Missione in Cina per quindici aziende italiane
Missione cinese per i costruttori italiani di macchine e attrezzature per la ceramica, che dal 15 al 18 giugno parteciperanno alla 18esima edizione di Ceramics China, la maggiore fiera asiatica dedicata alla tecnologia per ceramica. L’evento, che secondo gli organizzatori cinesi dovrebbe calamitare circa 100mila visitatori professionali, si svolge a Guangzhou (Canton), nella regione meridionale del Guangdong, dove hanno sede circa i due terzi delle migliaia di aziende ceramiche cinesi (sono 3.500 nei soli comparti della produzione di piastrelle e sanitari, secondo una recente indagine di mercato promossa da Acimac e Ice).

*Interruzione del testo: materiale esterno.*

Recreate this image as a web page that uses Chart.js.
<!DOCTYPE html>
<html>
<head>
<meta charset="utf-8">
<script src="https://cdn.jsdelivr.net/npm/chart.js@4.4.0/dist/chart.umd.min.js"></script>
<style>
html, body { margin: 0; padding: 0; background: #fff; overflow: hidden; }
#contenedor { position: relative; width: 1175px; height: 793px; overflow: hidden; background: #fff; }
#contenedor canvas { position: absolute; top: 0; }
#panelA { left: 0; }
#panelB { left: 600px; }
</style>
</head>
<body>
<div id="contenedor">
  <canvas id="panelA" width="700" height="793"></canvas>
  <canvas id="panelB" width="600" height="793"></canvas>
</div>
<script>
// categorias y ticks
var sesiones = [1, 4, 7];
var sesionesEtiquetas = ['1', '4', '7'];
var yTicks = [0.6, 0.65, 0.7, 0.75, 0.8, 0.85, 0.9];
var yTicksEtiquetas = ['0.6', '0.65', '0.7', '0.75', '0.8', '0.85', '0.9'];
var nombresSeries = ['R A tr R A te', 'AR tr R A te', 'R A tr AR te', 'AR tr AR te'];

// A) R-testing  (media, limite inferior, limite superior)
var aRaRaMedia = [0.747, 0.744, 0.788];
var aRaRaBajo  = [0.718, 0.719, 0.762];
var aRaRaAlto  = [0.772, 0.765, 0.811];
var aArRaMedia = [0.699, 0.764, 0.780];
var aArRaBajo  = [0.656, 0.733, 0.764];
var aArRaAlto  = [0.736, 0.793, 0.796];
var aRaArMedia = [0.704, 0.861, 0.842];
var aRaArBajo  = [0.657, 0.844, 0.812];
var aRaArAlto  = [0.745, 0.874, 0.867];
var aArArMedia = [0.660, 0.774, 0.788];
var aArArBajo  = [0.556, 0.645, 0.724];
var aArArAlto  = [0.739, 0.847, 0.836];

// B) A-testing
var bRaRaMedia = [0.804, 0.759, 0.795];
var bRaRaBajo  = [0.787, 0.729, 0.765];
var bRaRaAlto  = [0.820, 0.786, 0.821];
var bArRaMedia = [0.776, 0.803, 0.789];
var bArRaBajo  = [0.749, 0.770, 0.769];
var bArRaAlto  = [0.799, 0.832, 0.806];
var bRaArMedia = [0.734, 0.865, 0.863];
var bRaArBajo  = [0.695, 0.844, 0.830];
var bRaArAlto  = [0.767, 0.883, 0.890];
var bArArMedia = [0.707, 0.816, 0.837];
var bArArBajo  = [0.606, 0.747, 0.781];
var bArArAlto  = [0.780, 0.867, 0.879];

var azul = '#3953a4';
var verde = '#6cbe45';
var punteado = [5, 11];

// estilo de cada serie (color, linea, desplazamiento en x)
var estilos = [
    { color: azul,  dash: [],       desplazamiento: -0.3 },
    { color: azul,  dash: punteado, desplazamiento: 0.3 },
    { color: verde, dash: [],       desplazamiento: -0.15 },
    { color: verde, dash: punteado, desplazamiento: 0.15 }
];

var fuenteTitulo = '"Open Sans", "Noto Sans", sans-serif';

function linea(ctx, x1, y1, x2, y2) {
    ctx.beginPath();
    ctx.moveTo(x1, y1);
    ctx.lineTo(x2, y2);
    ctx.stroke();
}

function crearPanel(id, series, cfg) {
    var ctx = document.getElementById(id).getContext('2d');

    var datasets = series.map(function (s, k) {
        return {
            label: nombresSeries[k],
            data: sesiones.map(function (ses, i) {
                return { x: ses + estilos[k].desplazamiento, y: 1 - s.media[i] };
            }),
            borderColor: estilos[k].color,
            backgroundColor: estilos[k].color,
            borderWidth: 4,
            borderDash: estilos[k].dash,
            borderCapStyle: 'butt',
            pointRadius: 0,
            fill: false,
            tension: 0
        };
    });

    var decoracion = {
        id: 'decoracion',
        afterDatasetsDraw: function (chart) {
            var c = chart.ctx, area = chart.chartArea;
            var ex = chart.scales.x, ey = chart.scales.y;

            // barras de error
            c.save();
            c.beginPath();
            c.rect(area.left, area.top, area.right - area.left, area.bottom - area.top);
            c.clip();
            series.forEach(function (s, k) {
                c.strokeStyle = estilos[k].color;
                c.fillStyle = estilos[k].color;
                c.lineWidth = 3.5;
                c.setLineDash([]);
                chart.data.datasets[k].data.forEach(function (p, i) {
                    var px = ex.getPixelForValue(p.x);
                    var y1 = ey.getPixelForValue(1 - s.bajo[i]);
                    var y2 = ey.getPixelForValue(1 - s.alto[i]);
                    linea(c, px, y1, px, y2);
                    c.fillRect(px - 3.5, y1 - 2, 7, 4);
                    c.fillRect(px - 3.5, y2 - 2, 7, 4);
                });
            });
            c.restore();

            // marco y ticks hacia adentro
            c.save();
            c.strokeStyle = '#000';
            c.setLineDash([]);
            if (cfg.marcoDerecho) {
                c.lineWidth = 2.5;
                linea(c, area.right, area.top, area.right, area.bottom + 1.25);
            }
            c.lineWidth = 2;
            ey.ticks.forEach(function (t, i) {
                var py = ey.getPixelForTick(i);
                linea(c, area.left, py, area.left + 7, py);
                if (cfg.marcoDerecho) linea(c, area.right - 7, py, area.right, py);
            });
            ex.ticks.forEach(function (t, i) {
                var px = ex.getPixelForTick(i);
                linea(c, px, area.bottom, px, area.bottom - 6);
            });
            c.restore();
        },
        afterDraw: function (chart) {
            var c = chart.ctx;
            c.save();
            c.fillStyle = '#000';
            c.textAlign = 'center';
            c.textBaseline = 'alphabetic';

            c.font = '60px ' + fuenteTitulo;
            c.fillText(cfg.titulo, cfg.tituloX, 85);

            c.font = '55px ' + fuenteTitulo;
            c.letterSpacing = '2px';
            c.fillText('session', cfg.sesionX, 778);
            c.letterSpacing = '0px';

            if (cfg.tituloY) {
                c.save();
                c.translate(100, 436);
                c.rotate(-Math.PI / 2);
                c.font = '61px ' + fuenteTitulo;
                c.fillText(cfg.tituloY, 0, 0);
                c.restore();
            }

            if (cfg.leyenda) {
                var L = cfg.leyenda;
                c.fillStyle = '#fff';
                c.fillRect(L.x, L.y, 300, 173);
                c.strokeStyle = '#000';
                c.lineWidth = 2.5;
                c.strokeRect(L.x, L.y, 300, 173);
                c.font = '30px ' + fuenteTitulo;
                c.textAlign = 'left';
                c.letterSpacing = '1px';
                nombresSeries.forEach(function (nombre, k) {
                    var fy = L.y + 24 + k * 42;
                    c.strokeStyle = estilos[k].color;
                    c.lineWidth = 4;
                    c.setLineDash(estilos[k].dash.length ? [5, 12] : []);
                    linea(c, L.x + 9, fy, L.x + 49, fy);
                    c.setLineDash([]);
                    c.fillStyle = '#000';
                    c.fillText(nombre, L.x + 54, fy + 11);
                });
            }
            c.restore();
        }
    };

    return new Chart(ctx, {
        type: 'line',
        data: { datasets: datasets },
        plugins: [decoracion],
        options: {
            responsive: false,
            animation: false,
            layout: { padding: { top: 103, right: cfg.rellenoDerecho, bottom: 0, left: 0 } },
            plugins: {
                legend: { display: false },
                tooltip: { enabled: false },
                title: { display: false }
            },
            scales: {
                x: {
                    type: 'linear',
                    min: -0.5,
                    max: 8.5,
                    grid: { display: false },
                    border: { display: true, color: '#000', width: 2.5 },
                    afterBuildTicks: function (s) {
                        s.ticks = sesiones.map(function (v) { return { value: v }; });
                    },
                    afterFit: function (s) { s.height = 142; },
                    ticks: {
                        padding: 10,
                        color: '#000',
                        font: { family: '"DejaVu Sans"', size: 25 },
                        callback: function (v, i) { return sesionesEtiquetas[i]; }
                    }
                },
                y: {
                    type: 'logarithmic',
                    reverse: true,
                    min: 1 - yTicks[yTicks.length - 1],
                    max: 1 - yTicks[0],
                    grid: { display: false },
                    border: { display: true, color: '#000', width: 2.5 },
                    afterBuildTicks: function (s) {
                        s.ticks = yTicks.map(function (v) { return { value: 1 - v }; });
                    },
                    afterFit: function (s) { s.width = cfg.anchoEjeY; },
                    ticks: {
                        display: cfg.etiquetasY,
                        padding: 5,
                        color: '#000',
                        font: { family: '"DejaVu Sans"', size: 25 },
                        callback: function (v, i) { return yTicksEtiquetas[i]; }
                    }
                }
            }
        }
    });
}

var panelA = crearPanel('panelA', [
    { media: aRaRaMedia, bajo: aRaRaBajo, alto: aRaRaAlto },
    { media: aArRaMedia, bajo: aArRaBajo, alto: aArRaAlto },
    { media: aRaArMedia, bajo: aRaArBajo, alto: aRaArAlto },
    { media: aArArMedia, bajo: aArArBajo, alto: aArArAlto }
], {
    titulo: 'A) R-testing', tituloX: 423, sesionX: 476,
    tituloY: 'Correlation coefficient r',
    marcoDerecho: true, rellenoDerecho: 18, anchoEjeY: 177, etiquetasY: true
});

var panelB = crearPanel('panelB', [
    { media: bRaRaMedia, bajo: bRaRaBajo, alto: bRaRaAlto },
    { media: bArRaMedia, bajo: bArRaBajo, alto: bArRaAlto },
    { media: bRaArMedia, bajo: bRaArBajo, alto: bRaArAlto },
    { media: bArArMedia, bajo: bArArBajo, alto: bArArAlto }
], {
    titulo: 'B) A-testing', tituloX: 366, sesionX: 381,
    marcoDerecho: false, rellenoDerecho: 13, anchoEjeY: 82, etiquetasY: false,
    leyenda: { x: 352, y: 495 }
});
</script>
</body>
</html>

Le 15 aziende italiane saranno ospitate all’interno della collettiva organizzata da Ice e Acimac, occupando un’area di circa 1.400 metri quadrati. Tra gli espositori italiani figurano i nomi più noti a livello mondiale – ubicati nella stragrande maggioranza in Emilia Romagna – quali il gruppo Sacmi (Imola), il gruppo Barbieri&Tarozzi (Formigine, Modena), System (Fiorano, Modena), LB Officine Meccaniche (Fiorano, Modena), tutte aziende da anni presenti sul mercato cinese con sedi produttive e/o commerciali.
La Cina è dal 1993 il maggior produttore mondiale di ceramica. In vent’anni la produzione di piastrelle è passata dai 10 milioni di metri quadrati all’anno del 1982 ai 1.868,5 milioni del 2002 (con una capacità produttiva installata tra i 2.500-3.000 milioni metri quadrati all’anno), quella di stoviglieria è salita da 1.200 milioni a 16.470 milioni di pezzi nel 2002, mentre la capacità produttiva nel comparto dei sanitari è decuplicata da 6 a 60 milioni di pezzi all’anno. Nell’ultimo decennio il numero di aziende ceramiche è cresciuto del 30% annuo.
Uno sviluppo che rende la Cina un mercato strategico per i costruttori italiani di macchine per ceramica, i quali vi realizzano oggi un giro d’affari annuo compreso tra gli 85 e i 100 milioni di euro. Attualmente, però, la domanda cinese di tecnologia italiana non è più indirizzata, come avvenuto in forma massiccia anche nel recente passato, all’espansione quantitativa (la capacità produttiva installata in Cina è infatti superiore alla reale domanda interna di prodotto finito), bensì al miglioramento del livello qualitativo delle produzioni, da questo punto di vista ancora notevolmente deficitario se paragonato agli standard occidentali.